Cary Scott is a widow
and she’s been living a quiet life since her husband passed away. She has two adult children and they are both
away at school. They don’t live
with Carey but they come home every weekend. Cary thought she was happy but she starts to realize how
bored she really is? Her friend
Sara Warren suggests that Cary get a television set for company? Ron Kirby owns his own nursery and he
has taken over the care of her trees since his father passed away. He’s thinking of starting to work on
trees only and not continue with the nursery. Ron is much younger than Cary and they begin to fall in
love. They plan to marry but
everyone in her circle of friends are not shy about expressing their feelings. The rumor mill begins to work overtime!! Her children Kay and Ned think this is
a ridiculous idea?
There is a LOT of
emotion in this film!! Cary
doesn’t know if she should follow her heart or her head? She regrets her friends are so against
the idea and she’s amazed at the stance her children have taken. She doesn’t know what to do? I was surprised to learn this was
filmed on studio lots and not in the countryside?
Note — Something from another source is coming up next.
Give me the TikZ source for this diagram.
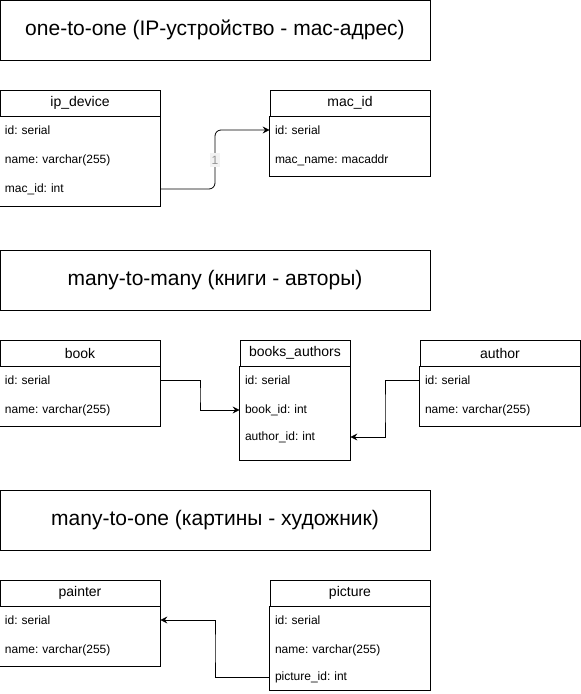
\documentclass[tikz,border=0pt]{standalone}
\usepackage{fontspec}
\setmainfont{Liberation Sans}
\usetikzlibrary{arrows.meta}
\frenchspacing
\tikzset{
 title/.style={draw,minimum width=430pt,minimum height=60pt,inner sep=0,font=\fontsize{21}{25}\selectfont},
 head/.style={draw,minimum width=160pt,minimum height=26pt,inner sep=0,font=\fontsize{14}{16}\selectfont},
 field/.style={text width=150pt,inner xsep=5pt,inner ysep=0,align=left,font=\fontsize{12}{14}\selectfont},
 link/.style={-{Stealth[length=7pt,width=7pt,inset=2.5pt]},rounded corners=6pt},
 mark1/.style={fill=gray!10,text=gray!85,inner xsep=2pt,inner ysep=3pt,font=\fontsize{12}{14}\selectfont}
}
\begin{document}
\begin{tikzpicture}[x=1pt,y=-1pt,line width=0.8pt]
 \useasboundingbox (0,0) rectangle (581,694);
 % section titles
 \node[title] (t1) at (215,30) {one-to-one (IP-устройство - mac-адрес)};
 \node[title] (t2) at (215,280) {many-to-many (книги - авторы)};
 \node[title] (t3) at (215,520) {many-to-one (картины - художник)};

 % ip_device
 \node[head] (ipd) at (80,103) {ip\_device};
 \draw (ipd.south west) rectangle (160,206);
 \node[field] (ipd-1) at (80,130) {id: serial};
 \node[field] (ipd-2) at (80,160) {name: varchar(255)};
 \node[field] (ipd-3) at (80,189) {mac\_id: int};
 % mac_id
 \node[head] (mac) at (350,103) {mac\_id};
 \draw (mac.south west) rectangle (430,176);
 \node[field] (mac-1) at (350,130) {id: serial};
 \node[field] (mac-2) at (350,160) {mac\_name: macaddr};

 % book
 \node[head] (book) at (80,353) {book};
 \draw (book.south west) rectangle (160,426);
 \node[field] (book-1) at (80,380) {id: serial};
 \node[field] (book-2) at (80,410) {name: varchar(255)};
 % books_authors
 \node[head,minimum width=110pt] (ba) at (295,353) {books\_authors};
 \draw (ba.south west) rectangle (350,460);
 \node[field,text width=100pt] (ba-1) at (295,380) {id: serial};
 \node[field,text width=100pt] (ba-2) at (295,410) {book\_id: int};
 \node[field,text width=100pt] (ba-3) at (295,437) {author\_id: int};
 % author
 \node[head] (author) at (500,353) {author};
 \draw (author.south west) rectangle (580,426);
 \node[field] (author-1) at (500,380) {id: serial};
 \node[field] (author-2) at (500,410) {name: varchar(255)};

 % painter
 \node[head] (painter) at (80,593) {painter};
 \draw (painter.south west) rectangle (160,666);
 \node[field] (painter-1) at (80,620) {id: serial};
 \node[field] (painter-2) at (80,650) {name: varchar(255)};
 % picture
 \node[head] (pic) at (350,593) {picture};
 \draw (pic.south west) rectangle (430,690);
 \node[field] (pic-1) at (350,620) {id: serial};
 \node[field] (pic-2) at (350,650) {name: varchar(255)};
 \node[field] (pic-3) at (350,677) {picture\_id: int};

 % links
 \coordinate (j1) at (215,160);
 \coordinate (j2) at (200,395);
 \coordinate (j3) at (385,408);
 \coordinate (j4) at (215,648);
 \draw[link] (ipd-3.east) -| (j1) |- (mac-1.west);
 \node[mark1] (one) at (j1) {1};
 \draw[link,rounded corners=0] (book-1.east) -| (j2) |- (ba-2.west);
 \draw[link,rounded corners=0] (author-1.west) -| (j3) |- (ba-3.east);
 \draw[link,rounded corners=0] (pic-3.west) -| (j4) |- (painter-1.east);
\end{tikzpicture}
\end{document}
I also found it difficult to focus on Rock Hudson as a leading man since revelations about him in his later years? 3 1/2* (I liked this movie)
99
min, Drama directed by Douglas Sirk with Jane Wyman, Rock Hudson, Agnes
Morehead, Conrad Nagel, Virginia Grey, Gloria Talbott, William Reynolds,
Charles Drake, Hayden Rorke, Jacqueline deWit, Leigh Snowden, Donald Curtis,
Alex Gerry, Nextor Paiva, Forrest Lewis.
Imdb
7.7 out of 10, 93% critic 80% audience on Rotten Tomatoes, Amazon 4.8* out of
5* with 189 reviews, TCM Leonard Maltin 3* out of 4* average user rating 3.58*
out of 5*, Slant Magazine 4 ½* out of 5*
Special
Note: Filmed in Circle Drive and
Colonial Street, Backlot, Universal Studios, 100 Universal City Plaza,
Universal City, California. Jane
Wyman was 38 and Rock Hudson was 30.
Selected for the National Film Registry, Library of Congress in 1995. Included among the 1001 Movies You Must
See Before You Die edited by Steven Schneider. The title is from the last line of the poem ‘love and life’
by Jhn Wilmot, Second Earl of Rochester.